Le retard n’est pour ainsi dire pas technique, mais structurel. Les auteurs de l’étude mettent en lumière un autre paradoxe. Le Maroc affiche une ambition claire de devenir un hub numérique régional, portée par la stratégie Digital Morocco 2030 et appuyée par les pouvoirs publics. Mais cette trajectoire se heurte à un déficit structurel de compétences.
À l’échelle du continent, 68.000 postes en cybersécurité restent vacants selon le BCG. Le Royaume, malgré son avance relative, reste concerné. Les récentes intrusions rappellent que les vulnérabilités ne sont pas uniquement techniques. Elles relèvent aussi d’un manque d’organisation, de lacunes persistantes en matière de formation, et d’une culture de la sécurité encore peu ancrée dans les usages. Ce déséquilibre entre ambitions stratégiques et capacités opérationnelles laisse le champ libre à des menaces toujours plus sophistiquées.
Certes, le coût mondial des cyberattaques dépasse désormais 2.200 milliards de dollars. Mais le coût d’exécution, lui, s’effondre du fait principalement de la démocratisation de l’intelligence artificielle qui permet d’automatiser des attaques, et d’accroître les vulnérabilités à grande échelle. Cela dit, le facteur humain demeure, de loin, le point d’entrée le plus exploité — et le plus négligé. Près de 77% des brèches ne sont pas provoquées par des logiciels malveillants, mais bien par des erreurs humaines ou des failles de procédure.
Réponses dispersées
Certes, des initiatives émergent. Le programme PASSI, piloté par la DGSSI, cherche à structurer un vivier de prestataires de confiance. Des bootcamps privés se multiplient, certaines écoles d’ingénieurs intègrent des modules spécialisés dans leurs cursus. Mais ces efforts, bien que prometteurs, peinent à dépasser le stade expérimental. Aucun ne s’inscrit encore dans une stratégie nationale pleinement articulée autour du développement des talents.
En clair, l’écosystème reste morcelé, sans référentiel commun ni articulation claire entre administrations, entreprises et monde académique. Les actions de sensibilisation, quant à elles, ciblent rarement les segments les plus vulnérables. Les campagnes institutionnelles peinent à atteindre les administrations territoriales, les PME ou les établissements scolaires, pourtant en première ligne. Faute d’une approche systémique, la culture de la vigilance demeure circonscrite à quelques cercles informés, concentrés, pour l’essentiel, à Casablanca et Rabat.
Batterie de leviers
Le rapport de BCG, élaboré avec le Global cybersecurity forum, identifie cinq leviers d’action pour répondre à la pénurie. D’abord, privilégier les compétences réelles plutôt que les diplômes. Ensuite, bâtir des écosystèmes d’apprentissage continu, à même d’évoluer avec le progrès technologique.
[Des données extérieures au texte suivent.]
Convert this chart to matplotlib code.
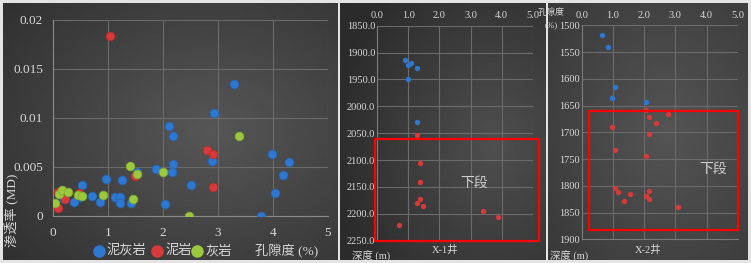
import numpy as np
import matplotlib
matplotlib.use("Agg")
import matplotlib.pyplot as plt
from matplotlib.lines import Line2D
from matplotlib.patches import Rectangle

# ---- data ----
# left panel: porosity (%) vs permeability (MD)
marl_por = [3.29, 2.93, 2.12, 2.19, 3.98, 4.29, 4.19, 4.04, 3.78, 2.90, 2.19, 2.17, 1.88, 2.51,
            2.05, 1.53, 0.96, 1.26, 0.54, 0.72, 0.86, 1.14, 1.23, 1.22, 1.43, 0.38, 0.20, 0.50]
marl_perm = [0.0135, 0.0105, 0.0092, 0.0081, 0.0063, 0.0055, 0.0042, 0.0023, 0.0000, 0.0056,
             0.0053, 0.0045, 0.0048, 0.0031, 0.0012, 0.0045, 0.0038, 0.0036, 0.0031, 0.0020,
             0.0014, 0.0019, 0.0019, 0.0013, 0.0013, 0.0014, 0.0017, 0.0019]
mud_por = [1.05, 2.81, 2.91, 2.92, 1.50, 0.09, 0.23, 0.10, 0.47]
mud_perm = [0.0184, 0.0067, 0.0063, 0.0029, 0.0041, 0.0008, 0.0017, 0.0024, 0.0023]
lime_por = [3.38, 1.41, 1.53, 2.00, 0.92, 1.46, 2.48, 0.04, 0.11, 0.17, 0.27, 0.46, 0.53]
lime_perm = [0.0081, 0.0051, 0.0043, 0.0045, 0.0021, 0.0017, 0.0000, 0.0013, 0.0022, 0.0026,
             0.0024, 0.0021, 0.0020]

# X-1 well: porosity vs depth
x1_blue_por = [0.88, 1.08, 0.98, 1.28, 0.98, 1.28]
x1_blue_dep = [1914, 1919, 1924, 1929, 1949, 2029]
x1_red_por = [1.28, 1.37, 1.37, 1.37, 1.28, 1.48, 3.39, 3.89, 0.69]
x1_red_dep = [2053, 2105, 2140, 2173, 2179, 2186, 2194, 2205, 2221]

# X-2 well
x2_blue_por = [0.65, 0.85, 1.06, 0.96, 2.07]
x2_blue_dep = [1519, 1541, 1616, 1635, 1643]
x2_red_por = [2.07, 2.17, 2.78, 2.37, 0.96, 2.17, 1.06, 2.07, 1.06, 1.15, 2.17, 1.56, 2.07,
              2.17, 1.36, 3.08]
x2_red_dep = [1658, 1671, 1666, 1683, 1690, 1703, 1734, 1744, 1804, 1812, 1809, 1815, 1819,
              1825, 1829, 1840]

legend_names = ["泥灰岩", "泥岩", "灰岩"]

BLUE = "#2e78d2"
RED = "#d63a3a"
GREEN = "#9bc83c"
TXT = "#d9d9d9"
GRID = "#6b6b6b"
FONT = ["Liberation Serif", "Noto Sans CJK SC"]

W, H = 751, 263
fig = plt.figure(figsize=(W / 100, H / 100), dpi=100)
fig.patch.set_facecolor("#e4e4e4")


def px(x0, y0, x1, y1):
    # pixel box (top-left origin) -> figure rect
    return [x0 / W, 1 - y1 / H, (x1 - x0) / W, (y1 - y0) / H]


def background(rect, cx, cy, inner, outer):
    bg = fig.add_axes(rect)
    yy, xx = np.mgrid[0:1:100j, 0:1:100j]
    r = np.sqrt((xx - cx) ** 2 + (yy - cy) ** 2) / 0.8
    val = inner - (inner - outer) * np.clip(r, 0, 1)
    bg.imshow(val, cmap="gray", vmin=0, vmax=1, aspect="auto",
              extent=(0, 1, 0, 1), origin="upper")
    bg.set_axis_off()


background(px(3, 3, 338, 260), 0.62, 0.5, 0.34, 0.19)
background(px(340, 3, 546, 260), 0.75, 0.55, 0.31, 0.17)
background(px(548, 3, 748, 260), 0.6, 0.5, 0.33, 0.22)


def style(ax, size):
    ax.set_facecolor("none")
    ax.grid(True, color=GRID, lw=0.8)
    ax.set_axisbelow(True)
    for s in ax.spines.values():
        s.set_visible(False)
    ax.tick_params(length=0, colors=TXT, labelsize=size)
    for lab in ax.get_xticklabels() + ax.get_yticklabels():
        lab.set_family(FONT)


# ---- left: scatter ----
ax1 = fig.add_axes(px(52.7, 20, 327.7, 215.7))
ax1.scatter(marl_por, marl_perm, s=40, color=BLUE, edgecolor="#2563b0", lw=0.5, zorder=3)
ax1.scatter(mud_por, mud_perm, s=40, color=RED, edgecolor="#b02a2a", lw=0.5, zorder=4)
ax1.scatter(lime_por, lime_perm, s=40, color=GREEN, edgecolor="#7da52c", lw=0.5, zorder=5)
ax1.set_xlim(0, 5)
ax1.set_ylim(0, 0.02)
ax1.set_xticks([0, 1, 2, 3, 4, 5])
ax1.set_yticks([0, 0.005, 0.01, 0.015, 0.02])
ax1.set_yticklabels(["0", "0.005", "0.01", "0.015", "0.02"])
style(ax1, 9.5)
ax1.tick_params(axis="x", pad=8)
ax1.tick_params(axis="y", pad=7)
ax1.spines["left"].set_visible(True)
ax1.spines["bottom"].set_visible(True)
ax1.spines["left"].set_color("#8a8a8a")
ax1.spines["bottom"].set_color("#8a8a8a")

fig.text(12 / W, 1 - 210 / H, "渗透率 (MD)", rotation=90, ha="center", va="center",
         color=TXT, fontsize=9.5, family=FONT)
for (mx, tx), name, col in zip([(99, 107), (157, 165), (197, 205)], legend_names,
                               [BLUE, RED, GREEN]):
    fig.add_artist(Line2D([mx / W], [1 - 251 / H], marker="o", ms=8, color=col,
                          transform=fig.transFigure))
    fig.text(tx / W, 1 - 251 / H, name, ha="left", va="center", color=TXT,
             fontsize=9.5, family=FONT)
fig.text(255 / W, 1 - 251 / H, "孔隙度 (%)", ha="left", va="center", color=TXT,
         fontsize=9.5, family=FONT)


# ---- depth panels ----
def depth_panel(rect, bp, bd, rp, rd, ylim, step, fmt, box, txt_xy, title, dx):
    ax = fig.add_axes(rect)
    ax.scatter(bp, bd, s=15, color=BLUE, lw=0, zorder=3)
    ax.scatter(rp, rd, s=15, color=RED, lw=0, zorder=3)
    ax.set_xlim(0, 5)
    ax.set_ylim(ylim[1], ylim[0])
    ax.set_xticks(np.arange(0, 5.01, 1.0))
    ax.set_xticklabels([f"{v:.1f}" for v in np.arange(0, 5.01, 1.0)])
    yt = np.arange(ylim[0], ylim[1] + 1, step)
    ax.set_yticks(yt)
    ax.set_yticklabels([fmt.format(v) for v in yt])
    ax.xaxis.tick_top()
    style(ax, 7.5)
    ax.tick_params(axis="x", pad=4)
    ax.tick_params(axis="y", pad=1.5)
    ax.spines["left"].set_visible(True)
    ax.spines["bottom"].set_visible(True)
    ax.spines["left"].set_color("#7a7a7a")
    ax.spines["bottom"].set_color("#7a7a7a")
    ax.add_patch(Rectangle((box[0], box[3]), box[1] - box[0], box[2] - box[3],
                           fill=False, ec="#ff0000", lw=1.6, clip_on=False, zorder=6))
    ax.text(txt_xy[0], txt_xy[1], "下段", ha="center", va="center", color="#cfcfcf",
            fontsize=10, family=FONT)
    fig.text(title[0] / W, 1 - title[1] / H, title[2], ha="center", va="center",
             color=TXT, fontsize=7.5, family=FONT)
    fig.text(dx / W, 1 - 256 / H, "深度 (m)", ha="left", va="center", color=TXT,
             fontsize=7.5, family=FONT)
    return ax


depth_panel(px(377.3, 25.7, 532.7, 240.7), x1_blue_por, x1_blue_dep, x1_red_por, x1_red_dep,
            (1850, 2250), 50, "{:.1f}", (-0.08, 5.21, 2060, 2250), (3.12, 2143),
            (445, 250, "X-1井"), 352)
depth_panel(px(581.7, 25.3, 737.7, 239.3), x2_blue_por, x2_blue_dep, x2_red_por, x2_red_dep,
            (1500, 1900), 50, "{:.0f}", (0.24, 5.0, 1660, 1883), (4.2, 1770),
            (648, 250, "X-2井"), 550)

fig.text(551 / W, 1 - 12 / H, "孔隙度", ha="center", va="center", color=TXT,
         fontsize=6.5, family=FONT)
fig.text(551 / W, 1 - 25 / H, "(%)", ha="center", va="center", color=TXT,
         fontsize=6.5, family=FONT)

fig.savefig("out.png", dpi=100, facecolor=fig.get_facecolor())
Sans oublier de favoriser l’inclusion, dans un secteur où les femmes représentent à peine 14% des effectifs en Afrique, soit le taux le plus faible au monde. Il s’y ajoute la nécessité de faire un usage responsable de l’intelligence artificielle, en automatisant les tâches à faible valeur pour mieux recentrer les experts sur les fonctions critiques.
Enfin, renforcer la coopération régionale. Le protocole de Malabo, adopté en ce sens par l’Union africaine, trace un cadre juridique commun. Encore faut-il en assurer la mise en œuvre effective. Les experts du rapport soulignent également que la cybersécurité relève désormais de la souveraineté nationale. Un pays qui ne peut garantir la protection de ses infrastructures critiques — données sociales, cadastres, services en ligne, systèmes de paiement — expose sa stabilité à des perturbations profondes.
Ce constat invite à un basculement stratégique. Car la menace s’installe désormais dans la durée et exige des réponses de fond. Face à cela, la pénurie de talents n’est pas une fatalité. Comme le rappelle le BCG, elle peut devenir un avantage compétitif si elle est traitée comme un levier prioritaire. Le Maroc dispose des fondations pour opérer ce basculement, à condition d’aligner ses ambitions numériques avec une vision assumée de sa souveraineté technologique.